Numbers are scanned too. A value a spreadsheet stores as a number — such as a Social Security number,
phone number, or account number typed as plain digits (for example 123456789) — is run through
detection just like text and removed when it matches. A redacted number becomes text in the cleaned-up
copy (so the replacement is visible), while ordinary numbers that aren't sensitive (quantities, totals,
IDs that match nothing) are left exactly as they are, so calculations aren't disturbed. One caveat:
detection sees the value a cell stores, which can differ from what a cell's format displays — for
example a date kept as an internal serial number, or digits shown through a custom format. For columns
of identifiers, whole-column redaction (described next) remains the most dependable option.
Whole-column redaction
For these reasons, spreadsheets have an additional tool: whole-column redaction. Use the Redact Spreadsheet… action (on the Redact button's arrow menu, or by right-clicking a spreadsheet in the queue). It opens a small window where you choose the policy and context as usual. For an Excel file you also pick the worksheet to redact: redaction through this window targets one worksheet at a time, and the column list below shows that worksheet's columns (choosing a different worksheet reloads the list). You then see a list of the columns (with their headers). Tick any column whose contents should be removed entirely (for example a "Name" column, a "Patient ID" column, or an "Account" column), and every data cell in that column is cleared, regardless of whether the detector would have flagged it. The column's header label is kept (so the table stays readable; only the values below it are removed). Columns you don't tick are still cleaned the normal way (detected sensitive values removed). This is the dependable way to handle columns of names and identifiers.
When you click Redact, the spreadsheet is added to the queue with your choices and the window closes; it's then redacted in the background like any other document and appears in the main list with its status.
Whole-column removal and worksheet choice are only offered by Redact Spreadsheet…

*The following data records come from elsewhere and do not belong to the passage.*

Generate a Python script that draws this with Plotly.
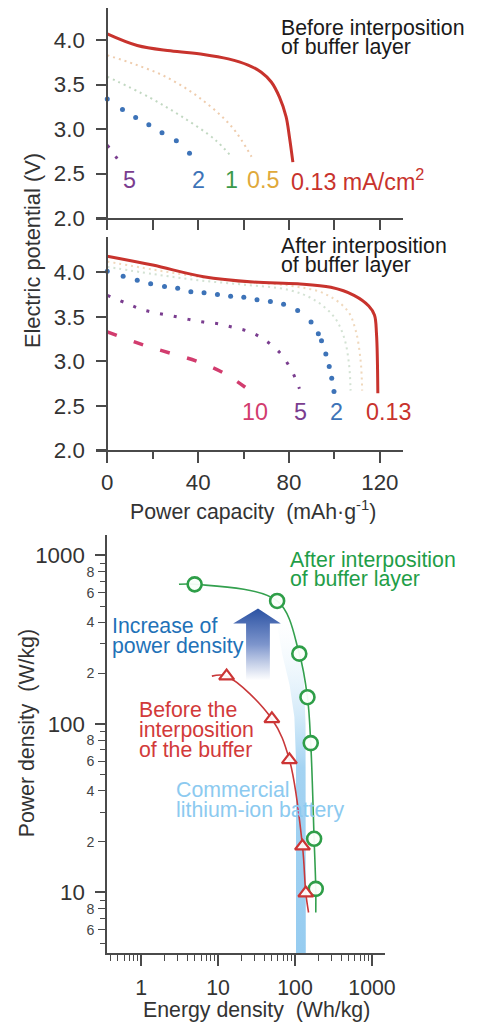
import plotly.graph_objects as go

# the page photo comes out with an 8px body margin and a slight shrink,
# so reference pixel positions are mapped through these two numbers
OFF = 8
S = 0.987
W, H = round(480 / S - OFF), round(1022 / S - OFF)
FONT = "Liberation Sans, Arial, sans-serif"
AXC = "#4a4a4a"

# ---- discharge curves (capacity mAh/g, potential V) : before buffer layer
b013_x = [0, 13.2, 27.8, 42.4, 53.3, 62, 67.8, 72.2, 75.8, 78.7, 80.2, 81.7]
b013_y = [4.07, 3.94, 3.88, 3.84, 3.79, 3.72, 3.64, 3.53, 3.36, 3.14, 2.91, 2.63]
b05_x = [0, 12, 25.6, 40.2, 54.7, 63.5]
b05_y = [3.83, 3.73, 3.59, 3.36, 3.03, 2.69]
b1_x = [0, 18.3, 32.9, 47.5, 54.7]
b1_y = [3.59, 3.36, 3.14, 2.88, 2.69]
b2_x = [0, 6.7, 12.5, 18.3, 24.1, 30.4, 36.2]
b2_y = [3.34, 3.22, 3.13, 3.05, 2.96, 2.87, 2.73]
b5_x = [0, 2.6, 5.2]
b5_y = [2.82, 2.73, 2.64]

# ---- after buffer layer
a013_x = [0, 20, 42.4, 64.2, 83.8, 98.4, 108.6, 115.1, 117.6, 118.5, 119.1]
a013_y = [4.18, 4.08, 3.95, 3.89, 3.87, 3.83, 3.74, 3.62, 3.52, 3.31, 2.64]
a05_x = [0, 20, 40, 60, 80, 95.5, 105.7, 109.3, 111.5, 112.2]
a05_y = [4.12, 4.03, 3.95, 3.89, 3.85, 3.76, 3.57, 3.35, 3.01, 2.67]
a1_x = [0, 20, 40, 60, 80, 91.1, 99.8, 104.2, 106.4, 107.1]
a1_y = [4.06, 3.98, 3.91, 3.86, 3.80, 3.69, 3.50, 3.27, 2.97, 2.67]
a2_x = [0, 7.0, 13.2, 19.1, 25.2, 31.0, 36.8, 42.6, 48.5, 54.3, 60.1, 65.9,
        71.8, 77.6, 83.8, 89.7, 92.9, 94.3, 96.2, 97.7, 98.8, 99.8]
a2_y = [4.01, 3.955, 3.91, 3.87, 3.84, 3.82, 3.78, 3.77, 3.75, 3.73, 3.72, 3.69,
        3.67, 3.64, 3.57, 3.44, 3.31, 3.23, 3.08, 2.94, 2.81, 2.66]
a5_x = [0, 8.6, 15.4, 22, 28.5, 35.8, 42.4, 48.9, 55.5, 62.7, 69.3, 75.8, 80.2, 83.1, 84.6]
a5_y = [3.74, 3.65, 3.58, 3.54, 3.51, 3.47, 3.44, 3.42, 3.38, 3.33, 3.24, 3.10, 2.94, 2.79, 2.69]
a10_x = [0, 16.2, 27.8, 39.4, 51.8, 62.7]
a10_y = [3.33, 3.18, 3.09, 3.00, 2.86, 2.67]

# ---- Ragone plot (energy Wh/kg, power W/kg)
after_E = [4.96, 58.5, 113.6, 145, 160, 177, 186]
after_P = [673, 536, 261, 144, 76.9, 20.8, 10.5]
after_line_E = [3.1] + after_E + [186]
after_line_P = [673] + after_P + [7.6]
before_E = [12.9, 50, 84.5, 125, 138]
before_P = [192, 107, 61.2, 18.8, 9.9]
before_line_E = [8.3] + before_E + [150]
before_line_P = [192] + before_P + [7.6]

# commercial Li-ion band and "increase" arrow outlines
band_E = [103, 103, 98, 85, 68, 57, 105, 118, 130, 137, 138, 103]
band_P = [4.36, 60, 110, 170, 260, 420, 440, 300, 180, 100, 4.36, 4.36]
arrow_E = [23.1, 23.1, 15.7, 33.0, 65.3, 47.1, 47.1, 23.1]
arrow_P = [181, 394, 394, 484, 394, 394, 181, 181]

x_major = [1, 10, 100, 1000]
x_minor = [m * d for d in (0.1, 1, 10, 100) for m in range(2, 10) if 0.36 < m * d < 1480]
y_small = [6, 8, 20, 40, 60, 80, 200, 400, 600, 800]
y_minor = [5, 7, 9, 30, 50, 70, 90, 300, 500, 700, 900]
y_big = [10, 100, 1000]


def px(x, y):
    return (x / S - OFF) / W, 1 - (y / S - OFF) / H


def span(a, b, axis):
    i = 0 if axis == "x" else 1
    lo, hi = sorted([px(a, a)[i], px(b, b)[i]])
    return [max(lo, 0), min(hi, 1)]


def fs(v):
    return round(v / S, 1)


fig = go.Figure()


def curve(x, y, color, width, dash, xa, ya, opacity=1.0):
    fig.add_trace(go.Scatter(x=x, y=y, mode="lines", xaxis=xa, yaxis=ya,
                             line=dict(color=color, width=width, dash=dash, shape="spline"),
                             opacity=opacity, showlegend=False, hoverinfo="skip"))


# panel 1
curve(b05_x, b05_y, "#e2a36a", 2, "2px,4px", "x", "y", 0.55)
curve(b1_x, b1_y, "#8fb98f", 2, "2px,4px", "x", "y", 0.55)
curve(b5_x, b5_y, "#7a3d8f", 3, "3px,11px", "x", "y")
fig.add_trace(go.Scatter(x=b2_x, y=b2_y, mode="markers", xaxis="x", yaxis="y",
                         marker=dict(color="#3d73b8", size=5), showlegend=False, hoverinfo="skip"))
curve(b013_x, b013_y, "#c8332d", 3, "solid", "x", "y")

# panel 2
curve(a05_x, a05_y, "#e2b27a", 2, "2px,4px", "x2", "y2", 0.5)
curve(a1_x, a1_y, "#a9c7a9", 2, "2px,4px", "x2", "y2", 0.5)
curve(a10_x, a10_y, "#d23c6e", 3.5, "10px,18px", "x2", "y2")
curve(a5_x, a5_y, "#7a3d8f", 3, "3px,11px", "x2", "y2")
fig.add_trace(go.Scatter(x=a2_x, y=a2_y, mode="markers", xaxis="x2", yaxis="y2",
                         marker=dict(color="#3d73b8", size=5), showlegend=False, hoverinfo="skip"))
curve(a013_x, a013_y, "#c8332d", 3, "solid", "x2", "y2")

# panel 3
fig.add_trace(go.Scatter(x=band_E, y=band_P, mode="lines", fill="toself", xaxis="x3", yaxis="y3",
                         line=dict(width=0), showlegend=False, hoverinfo="skip",
                         fillgradient=dict(type="vertical",
                                           colorscale=[[0, "#96ccf0"], [0.55, "#a4d3f2"],
                                                       [1, "rgba(255,255,255,0.2)"]])))
fig.add_trace(go.Scatter(x=arrow_E, y=arrow_P, mode="lines", fill="toself", xaxis="x3", yaxis="y3",
                         line=dict(width=0), showlegend=False, hoverinfo="skip",
                         fillgradient=dict(type="vertical",
                                           colorscale=[[0, "rgba(255,255,255,0.9)"], [0.5, "#7d95cc"],
                                                       [1, "#2b52a3"]])))
fig.add_trace(go.Scatter(x=after_line_E, y=after_line_P, mode="lines", xaxis="x3", yaxis="y3",
                         line=dict(color="#33a04e", width=1.6, shape="spline"),
                         showlegend=False, hoverinfo="skip"))
fig.add_trace(go.Scatter(x=before_line_E, y=before_line_P, mode="lines", xaxis="x3", yaxis="y3",
                         line=dict(color="#c9383a", width=1.6, shape="spline"),
                         showlegend=False, hoverinfo="skip"))
fig.add_trace(go.Scatter(x=after_E, y=after_P, mode="markers", xaxis="x3", yaxis="y3",
                         marker=dict(symbol="circle", size=14, color="rgba(250,255,250,0.95)",
                                     line=dict(color="#2e9e48", width=2.6)),
                         showlegend=False, hoverinfo="skip"))
fig.add_trace(go.Scatter(x=before_E, y=before_P, mode="markers", xaxis="x3", yaxis="y3",
                         marker=dict(symbol="triangle-up", size=13, color="rgba(255,250,250,0.95)",
                                     line=dict(color="#cc3535", width=2.2)),
                         showlegend=False, hoverinfo="skip"))
fig.add_trace(go.Scatter(x=[], y=[], xaxis="x3", yaxis="y4", showlegend=False))

tickfont = dict(family=FONT, size=fs(22), color="#333")
common_x = dict(range=[-5, 130], domain=span(96.5, 405.7, "x"), showline=True, linecolor=AXC,
                linewidth=2, showgrid=False, zeroline=False, ticks="outside", tickcolor=AXC,
                tickwidth=1.5)
common_y = dict(anchor="free", position=px(108, 0)[0], showline=True,
                linecolor=AXC, linewidth=2, showgrid=False, zeroline=False, ticks="outside",
                tickcolor=AXC, tickwidth=1.5, ticklen=10, dtick=0.5, tick0=2, tickformat=".1f",
                tickfont=tickfont, ticklabelstandoff=7)

fig.update_layout(
    width=W, height=H, margin=dict(l=0, r=0, t=0, b=0),
    paper_bgcolor="white", plot_bgcolor="rgba(0,0,0,0)",
    xaxis=dict(common_x, anchor="y", dtick=20, tick0=0, ticklen=10, showticklabels=False),
    yaxis=dict(common_y, range=[2.0, 4.36], domain=span(218, 8, "y")),
    xaxis2=dict(common_x, anchor="y2", dtick=40, tick0=0, ticklen=11, tickfont=tickfont,
                ticklabelstandoff=0,
                minor=dict(dtick=20, tick0=0, ticks="outside", ticklen=7, tickcolor=AXC, tickwidth=1.5)),
    yaxis2=dict(common_y, range=[2.0, 4.39], domain=span(450, 237.3, "y")),
    xaxis3=dict(type="log", range=[-0.44, 3.17], domain=span(108, 388, "x"), anchor="y3",
                showline=True, linecolor=AXC, linewidth=2, showgrid=False, zeroline=False,
                ticks="outside", tickcolor=AXC, tickwidth=1.5, ticklen=11,
                tickmode="array", tickvals=x_major, ticktext=[str(v) for v in x_major],
                tickfont=dict(family=FONT, size=fs(21), color="#333"), ticklabelstandoff=3,
                minor=dict(tickmode="array", tickvals=x_minor, ticks="outside", ticklen=6,
                           tickcolor=AXC, tickwidth=1.2)),
    yaxis3=dict(type="log", range=[0.638, 3.119], domain=span(953, 535, "y"), anchor="x3",
                showline=True, linecolor=AXC, linewidth=2, showgrid=False, zeroline=False,
                ticks="outside", tickcolor=AXC, tickwidth=1.3, ticklen=7,
                tickmode="array", tickvals=y_small, ticktext=[str(v)[0] for v in y_small],
                tickfont=dict(family=FONT, size=fs(14), color="#444"), ticklabelstandoff=1,
                minor=dict(tickmode="array", tickvals=y_minor, ticks="outside", ticklen=5,
                           tickcolor=AXC, tickwidth=1.2)),
    yaxis4=dict(type="log", range=[0.638, 3.119], overlaying="y3", anchor="x3", side="left",
                showline=False, showgrid=False, zeroline=False,
                ticks="outside", tickcolor=AXC, tickwidth=1.5, ticklen=11,
                tickmode="array", tickvals=y_big, ticktext=[str(v) for v in y_big],
                tickfont=tickfont, ticklabelstandoff=6),
)


def note(text, x, y, color, size, xanchor="left", ref=None, angle=0):
    if ref is None:
        xp, yp = px(x, y)
        kw = dict(xref="paper", yref="paper", x=xp, y=yp)
    else:
        kw = dict(xref=ref[0], yref=ref[1], x=x, y=y)
    fig.add_annotation(text=text, showarrow=False, xanchor=xanchor, yanchor="middle",
                       textangle=angle, align="left", borderpad=0,
                       font=dict(family=FONT, size=fs(size), color=color), **kw)


def block(lines, x, y0, step, color, size):
    for i, line in enumerate(lines):
        note(line, x, y0 + i * step, color, size)


# panel texts
block(["Before interposition", "of buffer layer"], 282, 27.5, 19.5, "#1a1a1a", 21)
block(["After interposition", "of buffer layer"], 282, 245.5, 19.5, "#1a1a1a", 21)
note("5", 10, 2.43, "#7a3d8f", 23, "center", ("x", "y"))
note("2", 40.2, 2.43, "#3d73b8", 23, "center", ("x", "y"))
note("1", 54.6, 2.43, "#3a9a4a", 23, "center", ("x", "y"))
note("0.5", 68.6, 2.43, "#e0a93a", 23, "center", ("x", "y"))
note("0.13 mA/cm<sup>2</sup>", 80.5, 2.43, "#c8332d", 23, "left", ("x", "y"))
note("10", 65, 2.43, "#d23c6e", 23, "center", ("x2", "y2"))
note("5", 85, 2.43, "#7a3d8f", 23, "center", ("x2", "y2"))
note("2", 101, 2.43, "#3d73b8", 23, "center", ("x2", "y2"))
note("0.13", 124, 2.43, "#c8332d", 23, "center", ("x2", "y2"))
note("Electric potential (V)", 32, 250, "#333", 21.5, "center", angle=-90)
note("Power capacity  (mAh·g<sup>-1</sup>)", 255, 510, "#333", 21, "center")

block(["After interposition", "of buffer layer"], 291, 559.5, 19.5, "#1f9e48", 21)
block(["Increase of", "power density"], 112, 625.5, 20, "#1f72b8", 21)
block(["Before the", "interposition", "of the buffer"], 139, 710, 20, "#d23a3a", 21)
block(["Commercial", "lithium-ion battery"], 176, 789.5, 20, "#8ccaf0", 21)
note("Power density  (W/kg)", 27, 733, "#333", 21, "center", angle=-90)
note("Energy density  (Wh/kg)", 258, 1010, "#333", 21, "center")

fig.write_html("out.html")
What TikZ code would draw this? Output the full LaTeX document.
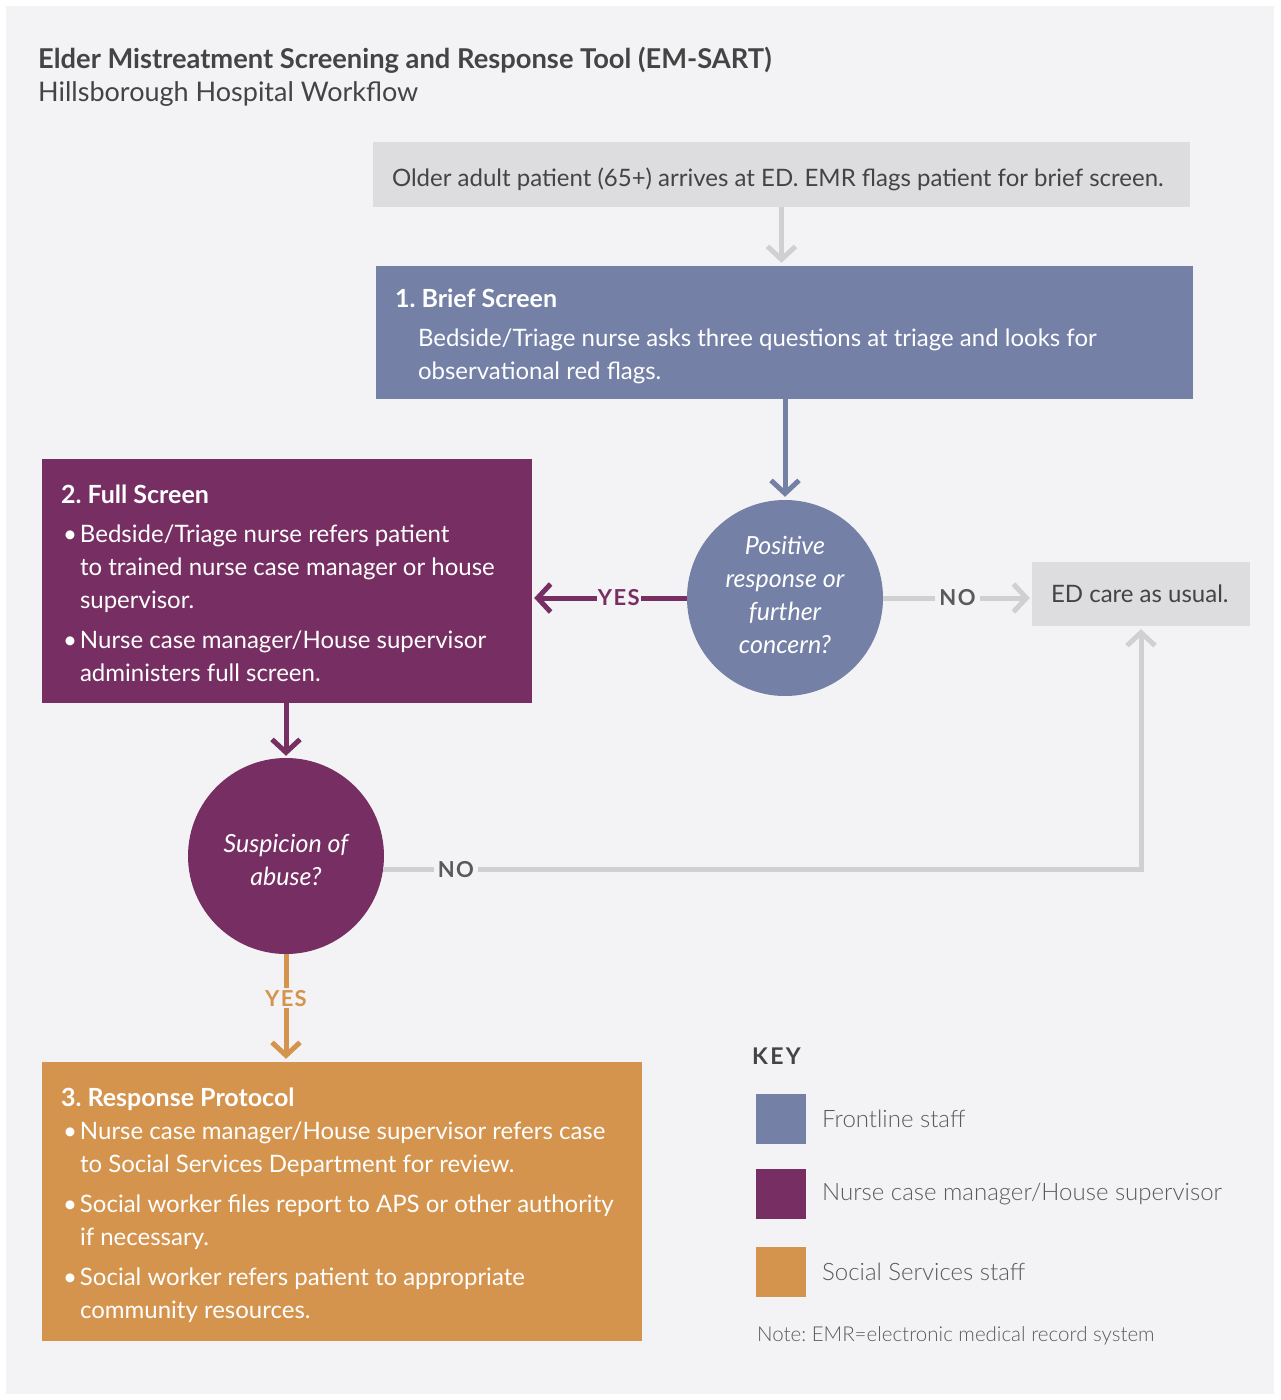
\documentclass[tikz,border=0pt]{standalone}
\usepackage{fontspec}
\setmainfont{Lato}
\newfontfamily\latolight{Lato Light}
\usetikzlibrary{positioning, arrows.meta, shapes}

\definecolor{bgcol}{HTML}{F3F3F5}
\definecolor{frontblue}{HTML}{7480A6}
\definecolor{nursepurple}{HTML}{772F63}
\definecolor{socialorange}{HTML}{D4944E}
\definecolor{boxgray}{HTML}{DDDDDF}
\definecolor{linegray}{HTML}{D0D0D3}
\definecolor{textgray}{HTML}{444444}
\definecolor{keygray}{HTML}{5A5A5A}

\newcommand{\bul}{\makebox[19pt][l]{\hspace{2pt}\textbullet}}
\newcommand{\ind}{\hspace*{19pt}}
\newcommand{\boxtitle}[1]{{\fontsize{25}{33}\selectfont\bfseries #1}}
% natural word spaces inside ragged nodes
\newcommand{\plainspaces}{\spaceskip=0pt\xspaceskip=0pt\hyphenpenalty=10000}

\frenchspacing
\begin{document}
\begin{tikzpicture}[
        x=1pt, y=-1pt,
        every node/.style={inner sep=0pt},
        stepbox/.style={rectangle, align=left, text=white, font=\fontsize{24}{33}\selectfont, inner xsep=19pt},
        question/.style={circle, minimum size=196pt, align=center, text=white, font=\fontsize{25}{33}\selectfont\itshape},
        graybox/.style={rectangle, fill=boxgray, text=textgray, align=left, font=\fontsize{24}{28}\selectfont, inner xsep=19pt},
        flow/.style={line width=5pt, -{Straight Barb[length=13pt, width=28pt]}},
        answer/.style={fill=bgcol, inner xsep=4pt, inner ysep=2pt, font=\fontsize{22}{24}\selectfont\bfseries\addfontfeatures{LetterSpace=6}},
        keybox/.style={rectangle, minimum size=50pt},
        keytext/.style={anchor=west, text=keygray, font=\fontsize{24}{28}\selectfont\latolight}
    ]

    % Hintergrund
    \useasboundingbox (0,0) rectangle (1280,1400);
    \fill[white] (0,0) rectangle (1280,1400);
    \fill[bgcol] (6,6) rectangle (1274,1394);

    % Titel
    \node[anchor=base west, text=textgray, font=\fontsize{27.3}{30}\selectfont\bfseries] (title) at (38,68) {Elder Mistreatment Screening and Response Tool (EM-SART)};
    \node[anchor=base west, text=textgray, font=\fontsize{27}{30}\selectfont] (subtitle) at (38,101) {Hillsborough Hospital Workflow};

    % Ablauf
    \node[graybox, text width=779pt, minimum height=65pt] (arrive) at (781.5,174.5) {\plainspaces\mbox{\rule{0pt}{27.5pt}Older adult patient (65+) arrives at ED. EMR flags patient for brief screen.}};

    \node[stepbox, fill=frontblue, text width=779pt, minimum height=133pt] (brief) at (784.5,332.5) {\plainspaces\rule{0pt}{26.5pt}\boxtitle{1. Brief Screen}\\[6pt]
        \hspace*{23pt}Bedside/Triage nurse asks three questions at triage and looks for\\
        \hspace*{23pt}observational red flags.};

    \node[question, fill=frontblue] (positive) at (785,598) {\plainspaces Positive\\response or\\further\\concern?\rule[-6pt]{0pt}{6pt}};

    \node[stepbox, fill=nursepurple, text width=452pt, minimum height=244pt] (full) at (287,581) {\plainspaces\rule{0pt}{22.5pt}\boxtitle{2. Full Screen}\\[6pt]
        \bul Bedside/Triage nurse refers patient\\
        \ind to trained nurse case manager or house\\
        \ind supervisor.\\[7pt]
        \bul Nurse case manager/House supervisor\\
        \ind administers full screen.};

    \node[graybox, text width=180pt, minimum height=64pt] (usual) at (1141,594) {\plainspaces\mbox{ED care as usual.}};

    \node[question, fill=nursepurple] (suspicion) at (286,856) {\plainspaces\rule{0pt}{26.5pt}Suspicion of\\abuse?};

    \node[stepbox, fill=socialorange, text width=562pt, minimum height=279pt] (response) at (342,1201.5) {\plainspaces\rule{0pt}{26.5pt}\boxtitle{3. Response Protocol}\\
        \bul Nurse case manager/House supervisor refers case\\
        \ind to Social Services Department for review.\\[7pt]
        \bul Social worker files report to APS or other authority\\
        \ind if necessary.\\[7pt]
        \bul Social worker refers patient to appropriate\\
        \ind community resources.};

    % Verbindungen
    \draw[flow, linegray, shorten >=3pt] (arrive.south) -- (arrive.south |- brief.north);
    \draw[flow, frontblue, shorten >=3pt] (brief.south -| positive) -- (positive.north);
    \draw[flow, nursepurple, shorten >=2pt] (positive.west) -- node[answer, text=nursepurple, inner xsep=1pt, pos=0.44] {YES} (positive.west -| full.east);
    \draw[flow, linegray, shorten >=2pt] (positive.east) -- node[answer, text=keygray] {NO} (positive.east -| usual.west);
    \draw[flow, nursepurple, shorten >=2pt] (full.south -| suspicion) -- (suspicion.north);
    \draw[flow, linegray, shorten >=3pt] (suspicion.-8) -- node[answer, text=keygray, pos=0.096] {NO} (suspicion.-8 -| usual.south) -- (usual.south);
    \draw[flow, socialorange, shorten >=3pt] (suspicion.south) -- node[answer, text=socialorange, pos=0.41] {YES} (suspicion.south |- response.north);

    % Legende
    \node[anchor=west, text=textgray, font=\fontsize{23}{26}\selectfont\bfseries\addfontfeatures{LetterSpace=10}] (key) at (752,1056) {KEY};
    \node[keybox, fill=frontblue] (keyfront) at (781,1119) {};
    \node[keybox, fill=nursepurple] (keynurse) at (781,1194) {};
    \node[keybox, fill=socialorange] (keysocial) at (781,1272) {};
    \node[keytext] (frontlbl) at (822,1119) {Frontline staff};
    \node[keytext] (nurselbl) at (822,1194) {Nurse case manager/House supervisor};
    \node[keytext] (sociallbl) at (822,1272) {Social Services staff};
    \node[anchor=west, text=keygray, font=\fontsize{20.5}{24}\selectfont\latolight] (note) at (757,1336) {Note: EMR=electronic medical record system};

\end{tikzpicture}
\end{document}
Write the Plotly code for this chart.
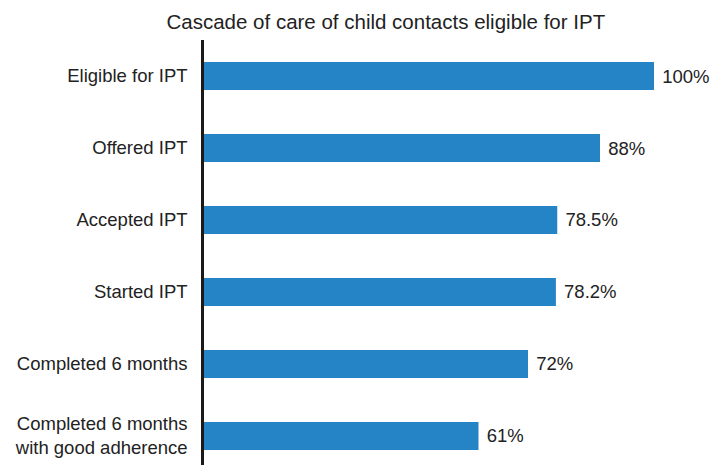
import plotly.graph_objects as go

categories = ["Eligible for IPT", "Offered IPT", "Accepted IPT", "Started IPT",
              "Completed 6 months", "Completed 6 months<br>with good adherence"]
values = [100, 88, 78.5, 78.2, 72, 61]
value_labels = ["100%", "88%", "78.5%", "78.2%", "72%", "61%"]

fig = go.Figure(go.Bar(
    x=values, y=categories, orientation="h",
    marker=dict(color="#2484c6", line=dict(width=0)),
    width=0.39,
    text=[" " + t for t in value_labels], textposition="outside",
    textfont=dict(family="Liberation Sans, Arial, sans-serif", size=18.5, color="#222222"),
    cliponaxis=False,
))

# page body has an 8px default margin, so the figure is drawn 8px smaller
fig.update_layout(
    template="none",
    width=717, height=457,
    margin=dict(l=196, r=0, t=32, b=0, autoexpand=False),
    paper_bgcolor="white", plot_bgcolor="white",
    font=dict(family="Liberation Sans, Arial, sans-serif", size=18.5, color="#222222"),
    title=dict(text="Cascade of care of child contacts eligible for IPT",
               x=0.527, xanchor="center", y=0.969, yanchor="middle",
               font=dict(size=20.5, color="#222222")),
    showlegend=False,
    bargap=0.61,
)
fig.update_xaxes(range=[0, 521 / 4.5], visible=False, showgrid=False, zeroline=False,
                 automargin=False)
fig.update_yaxes(type="category", categoryorder="array", categoryarray=categories,
                 range=[5.403, -0.5], showgrid=False, zeroline=False,
                 showline=True, linecolor="#1a1a1a", linewidth=2.5,
                 ticks="", ticklabelstandoff=10, automargin=False)

fig.write_html("out.html")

When you redact a spreadsheet through the ordinary queue, drag-and-drop, a watched folder, or the command line, Philter Desktop runs detection on every cell of every worksheet (no column is fully cleared and no single sheet is chosen, because those routes don't ask you any questions). To pick a worksheet and whole columns to remove, use Redact Spreadsheet….
Spreadsheets are not available in Redact with Preview; redact them the ordinary way and review the cleaned-up copy afterward. For adjusting, verifying, and reporting on a redaction, see Redacting Documents.